En la planta baja del museo hay otro tesoro. El que la pasión de Maradei reunió. Estilos, técnicas, épocas. Todo, allí. Incluso una pequeña sala donde se proyectan audiovisuales (vi uno, genial, de Upa, el panzón personaje de Dante Quinterno que, según algunos, inspiró a Uderzo su Obelix).
—Tenemos –me enumeró Maradei– originales de Eduardo Sojo, José María Cao, Quinterno, Molina Campos, Guillermo Roux, Divito, Quino… Del gran Alberto Breccia (quien nació en Uruguay), que ilustró los textos de Oesterheld, del imprescindible Hugo Pratt con su Corto Maltés. De Caloi y su hijo Tute, de Alfredo Sábat, hijo y bisnieto de dibujantes. De Kalondi (que veneraba la línea de Saúl Steinberg), del querido Negro Fontanarrosa…

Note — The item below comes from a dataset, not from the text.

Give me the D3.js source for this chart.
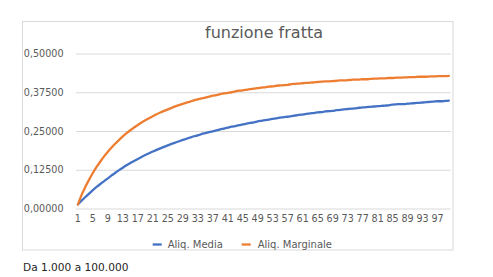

—¿Es desacertado llamar caricaturistas a grandes dibujantes?
—Para nada. El dibujo suele relatar una situación, la historieta completa esa posibilidad. Los “cuadritos” son algo que cautivó siempre a grandes dibujantes y pintores. Me han invitado al Centro Nacional de la Imagen de Francia, a una fascinante muestra de bande dessinée o neuvième art: quien allá se precie de persona culta tiene en su biblioteca un sector dedicado a la historieta.
—En Uruguay, Rafael Barradas las hizo. También dibujó un juicio penal, cuadro por cuadro, todo el caso.
—Es una forma de expresión interesantísima. En la librería del Louvre hay todo un sector dedicado a este tema y otro al dibujo satírico del siglo XIX. ¡No sabés todo lo que hay allí! Daumier y otros grandes artistas pintaban, pero el medio de ganarse la vida era ése: avisos, portadas…
—Los afiches de Toulouse-Lautrec, que podían reproducirse.
—¡Claro! Ahora el mundo ha cambiado. Pero hasta hace poco la publicidad gráfica era el medio por excelencia. Daba trabajo a mucha gente.
—En Montevideo hubo unos famosos catálogos (del London París) con vestidos, herramientas, juguetes, ¡todo dibujado!
—Es así, nacemos con cuentos, nos criamos con historietas, guardamos dibujos –de niños, de amigos, de nosotros mismos–; ¡dibujar nos gusta! Lo llevamos en nuestro corazón. Por eso cada vez que hacemos una muestra tenemos llegada a tanta gente, recuerdan momentos de su infancia o adolescencia.
—Hay mucho que ver y dibujar: Nos despedimos como en las historietas: Continuará.